私が会社で、『農』に取り組むようになって、3年目を迎えました。
『農業』と呼ばないのは、業になるには程遠い状況だからです。
情けないことに、私個人はいまだ米をまともに作っている自負心がなく、いつも他人任せのことで、社員のみなさんにつくっていただいているような状況です。
農業に対する風向きがだんだんと変わってくることを感じたのが、10年ぐらいだったでしょうか?
その頃から、農業の風雲児と呼ばれるような、農業の従来の枠組みを壊して前に進むひとたちが現れ始めました。
いまだ、耕作放棄地の問題はクリアーにはなっていない当地域ですが、他のところでは若いベンチャースピリッツをもった方々が果敢に挑戦していることを見るにつけ、地域の未来に『農』なくしてないなーとおぼろげに感じていました。
とにかくはじめてみて、いまだ成果を手にしてはいませんが、地域の課題などは従来に比べるとずいぶんと見えるようになってきました。
アメリカなどをはじめ、大資本の農業産業が一方で存在する中で、そこで互角に戦うこと自体に無理があります。
しかし、安くで供給される農産品が、市場を席巻していても、その『価値』は一定でないことに気づきました。
一つは安心の価値、どんなに安くても、それが安全でなければまったく価値をなさず、安心の上限には、限度がありません。
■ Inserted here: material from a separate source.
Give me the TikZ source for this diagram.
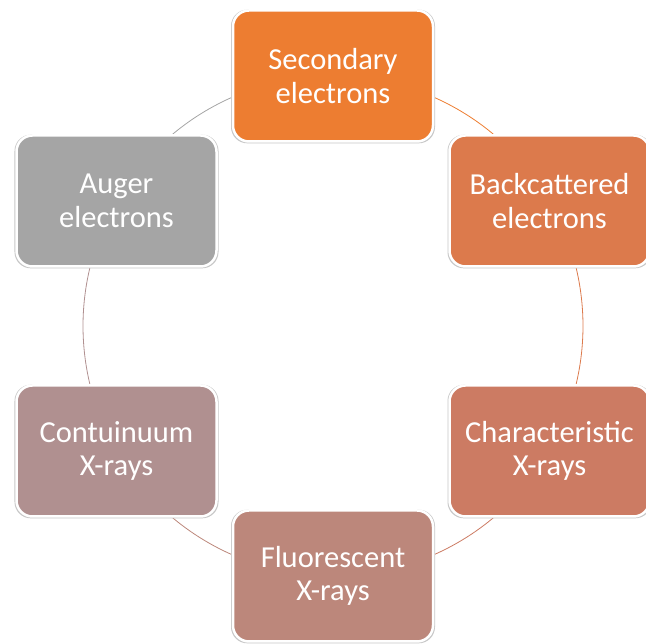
\documentclass[tikz,border=0pt]{standalone}
\usepackage{fontspec}
\setmainfont{Carlito}
\usetikzlibrary{shadows}
\definecolor{cSec}{HTML}{ED7D31}
\definecolor{cBack}{HTML}{DC7A4C}
\definecolor{cChar}{HTML}{CC7B63}
\definecolor{cFluo}{HTML}{BC877B}
\definecolor{cCont}{HTML}{B09090}
\definecolor{cAug}{HTML}{A5A5A5}
\tikzset{
  box/.style={draw=white, line width=2.5pt, rounded corners=16pt,
    minimum width=200pt, minimum height=131pt, align=center,
    text=white, font=\fontsize{30.5}{33.5}\selectfont,
    general shadow={fill=black!22, shadow scale=1.02, shadow yshift=-0.5pt}},
  ring/.style={line width=0.8pt}
}
\begin{document}
\begin{tikzpicture}[x=1pt,y=1pt]
\useasboundingbox (0,0) rectangle (646,644);
\coordinate (ctr) at (333,318);
% ring arcs (drawn first, behind boxes)
\coordinate (pSec)  at (333,568);
\coordinate (pBack) at (549.5,443);
\coordinate (pChar) at (549.5,193);
\coordinate (pFluo) at (333,68);
\coordinate (pCont) at (116.5,193);
\coordinate (pAug)  at (116.5,443);
\draw[ring,cAug]  (pAug)  arc[start angle=150, end angle=90,  radius=250];
\draw[ring,cSec]  (pSec)  arc[start angle=90,  end angle=30,  radius=250];
\draw[ring,cBack] (pBack) arc[start angle=30,  end angle=-30, radius=250];
\draw[ring,cChar] (pChar) arc[start angle=-30, end angle=-90, radius=250];
\draw[ring,cFluo] (pFluo) arc[start angle=-90, end angle=-150,radius=250];
\draw[ring,cCont] (pCont) arc[start angle=-150,end angle=-210,radius=250];
% boxes
\node[box, fill=cSec]  (sec)  at (pSec)  {Secondary\\electrons};
\node[box, fill=cBack] (back) at (pBack) {Backcattered\\electrons};
\node[box, fill=cChar] (char) at (pChar) {Characteristic\\X-rays};
\node[box, fill=cFluo] (fluo) at (pFluo) {Fluorescent\\X-rays};
\node[box, fill=cCont] (cont) at (pCont) {Contuinuum\\X-rays};
\node[box, fill=cAug]  (aug)  at (pAug)  {Auger\\electrons};
\end{tikzpicture}
\end{document}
いま、成功している人はそこを前面におしだしていますね。
有機栽培、あるいは、不耕起栽培などに代表されるように、徹底した安心感をつくりこむことでその価値を飛躍的に高めていくという方法その代表ですね。
他に思ったのは、『農』は人と人とをつなぐコミュニケーションツールになりうるのだということです。
どちらかというと私達が動いている方向はそちらの方といえます。
人がつくったものを他の人が食べるという行為を単に物質的なモノの移動と考えるのではなく、人の思いを他の人が受け取るというふうにおきかえれば、それはすなわちコミュニケーションの手段になのです。
いま、コミュニティーの崩壊が叫ばれていますが、食べ物をつくるということが、そういうものを補完するツールだと考えると、社会のさまざまな問題にも対応できる可能性があるのではないかと思います。
SNS全盛の時代ですが、それだけがいわゆるソーシャルなネットワークではありません。SNSは時代が求めたもの、つまりコミュニティーの欠如がその道具を進化させてきたのだとすれば、きっと『農』にもその力があるのだと思います。